Are you referring to moving the AF with your eye? How is that taking away from the art side of photography? I see it more as offering a more natural means of operating the camera compared to using dials or a joystick.

So, it is actually the camera being less in the way of the art, isn't it?


----------



## Maps (Feb 19, 2021)

slclick said:


> More and more I am seeing people wanting a camera body to do more and more 'thinking'. At first, smart phones were the culprit in the demise of dslr's and now I see mirrorless tech being the demise of the 'photographer'.
> 
> Years ago, photographers had to really stand up for it being an art form or not in the eyes of the critics. Now with it losing it's 'craft' level of study, technique training, having an eye for framing and interest, where will the field go when AI is controlling more aspects of the shot than the human?
> 
> ...



I’m strongly in favor of packing every “smart” feature into a camera body that you can. I’m equally adamant though about retaining the ability to turn them off when I don’t want them, which (for me at least) is probably most of the time.


----------



## amorse (Feb 19, 2021)

slclick said:


> More and more I am seeing people wanting a camera body to do more and more 'thinking'. At first, smart phones were the culprit in the demise of dslr's and now I see mirrorless tech being the demise of the 'photographer'.
> 
> Years ago, photographers had to really stand up for it being an art form or not in the eyes of the critics. Now with it losing it's 'craft' level of study, technique training, having an eye for framing and interest, where will the field go when AI is controlling more aspects of the shot than the human?
> 
> ...


Personally, I'd argue that what a photographer chooses to point their camera at is just as important as their technique. If modern cameras help to offset deficiencies in a person's technique I don't think that takes from the art form - plenty of famous/popular/revered images are not technically perfect but are relevant because of the subject or story they tell. A technically perfect image of an uninteresting subject/story, for me, is less inspiring than a technically flawed image with an interesting/compelling story or subject. To each their own!


----------



## nvettese (Feb 19, 2021)

Introducing the new Canon EOS Elan Re


----------



## Del Paso (Feb 19, 2021)

slclick said:


> More and more I am seeing people wanting a camera body to do more and more 'thinking'. At first, smart phones were the culprit in the demise of dslr's and now I see mirrorless tech being the demise of the 'photographer'.
> 
> Years ago, photographers had to really stand up for it being an art form or not in the eyes of the critics. Now with it losing it's 'craft' level of study, technique training, having an eye for framing and interest, where will the field go when AI is controlling more aspects of the shot than the human?
> 
> ...


I couldn't agree more!
PS: all my cameras, (I started with a twin-lens Rolleiflex without metering), are still set on manual all the time. I'd hate the camera deciding about all important parameters. I want to take the picture, and not the camera. Maybe I'm wrong?
Yet, even though I relentlessly (stupidly!) criticized AF when Minolta brought it, I could no longer get along without it...


----------



## Peter Bergh (Feb 19, 2021)

slclick said:


> More and more I am seeing people wanting a camera body to do more and more 'thinking'. At first, smart phones were the culprit in the demise of dslr's and now I see mirrorless tech being the demise of the 'photographer'.
> 
> Years ago, photographers had to really stand up for it being an art form or not in the eyes of the critics. Now with it losing it's 'craft' level of study, technique training, having an eye for framing and interest, where will the field go when AI is controlling more aspects of the shot than the human?
> 
> ...



An analogy: Do you still drive a stick shift? To put it more bluntly: Are you a luddite?

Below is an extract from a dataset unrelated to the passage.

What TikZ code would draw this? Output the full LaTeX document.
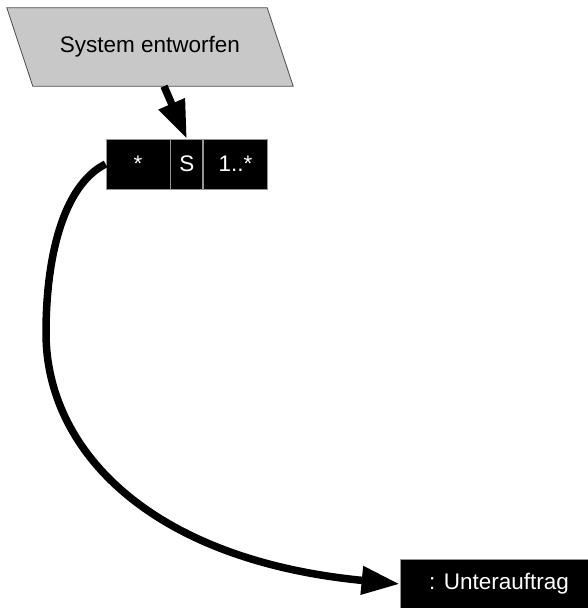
\documentclass[tikz,border=0pt]{standalone}
\usepackage{fontspec}
\setmainfont{Liberation Sans}
\usepackage{xcolor}
\usepackage{tikz}
\usetikzlibrary{arrows.meta, positioning, calc, backgrounds}
\definecolor{ProcGray}{RGB}{200, 200, 200}
\definecolor{EdgeGray}{RGB}{150, 150, 150}

\begin{document}
\begin{tikzpicture}[
    x=1pt, y=-1pt,
    font=\fontsize{22.5}{27}\selectfont,
    procbox/.style={
      minimum width=260pt,
      minimum height=78pt,
      inner sep=0pt
    },
    multbox/.style={
      fill=black,
      draw=EdgeGray,
      line width=0.8pt,
      text=white,
      minimum height=50pt,
      inner sep=0pt
    },
    flow/.style={
      line width=7.5pt,
      -{Triangle[length=38pt, width=27pt]}
    }
  ]
  \useasboundingbox (0,0) rectangle (588,608);

  \node[procbox] (design) at (150,47) {System entworfen};
  % slanted outline behind the text
  \begin{scope}[on background layer]
    \draw[fill=ProcGray, draw=black!70, line width=0.8pt]
      ($(design.north west)+(-13,0)$) -- ($(design.north east)+(-13,0)$)
      -- ($(design.south east)+(13,0)$) -- ($(design.south west)+(13,0)$) -- cycle;
  \end{scope}

  \node[multbox, minimum width=64pt] (many) at (138,164) {*};
  \node[multbox, minimum width=32pt, right=0pt of many] (kind) {S};
  \node[multbox, minimum width=64pt, right=0pt of kind] (range) {1..*};

  \node[multbox, minimum width=198pt] (sub) at (499,584) {: Unterauftrag};

  \draw[flow] ($(design.south)+(14,0)$) -- (kind.north);
  \draw[flow] (many.west) .. controls (62,186) and (46,260) .. (46,333)
    .. controls (46,450) and (150,560) .. (sub.west);
\end{tikzpicture}
\end{document}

IMHO, the more of the trivial things that the camera handles, the better. When the camera handles the simple stuff, I am free to concentrate on the one essential thing: composition.

PS. My previous camera was a Mamiya RB67, a totally manual film camera. I wouldn't go back for any amount of money.


----------



## fox40phil (Feb 19, 2021)

Do someone know why was it removed and not in DSLRs only on three SLRs(right?)?! Have asked me this for years ...


----------



## WoodyWindy (Feb 20, 2021)

This sounds like a very different technique than was used in the film eye-controlled focus. This doesn't appear to be based on what the user is currently looking at, but rather what the current user (based on their "eye-print") has selected to focus on in the past.


----------



## zim (Feb 20, 2021)

usern4cr said:


> In a recent vote in Scotland whether this will be the future AF technology or not, the "_*Eyes"* _have it!


Aye, right


----------



## usern4cr (Feb 20, 2021)

WoodyWindy said:


> This sounds like a very different technique than was used in the film eye-controlled focus. This doesn't appear to be based on what the user is currently looking at, but rather what the current user (based on their "eye-print") has selected to focus on in the past.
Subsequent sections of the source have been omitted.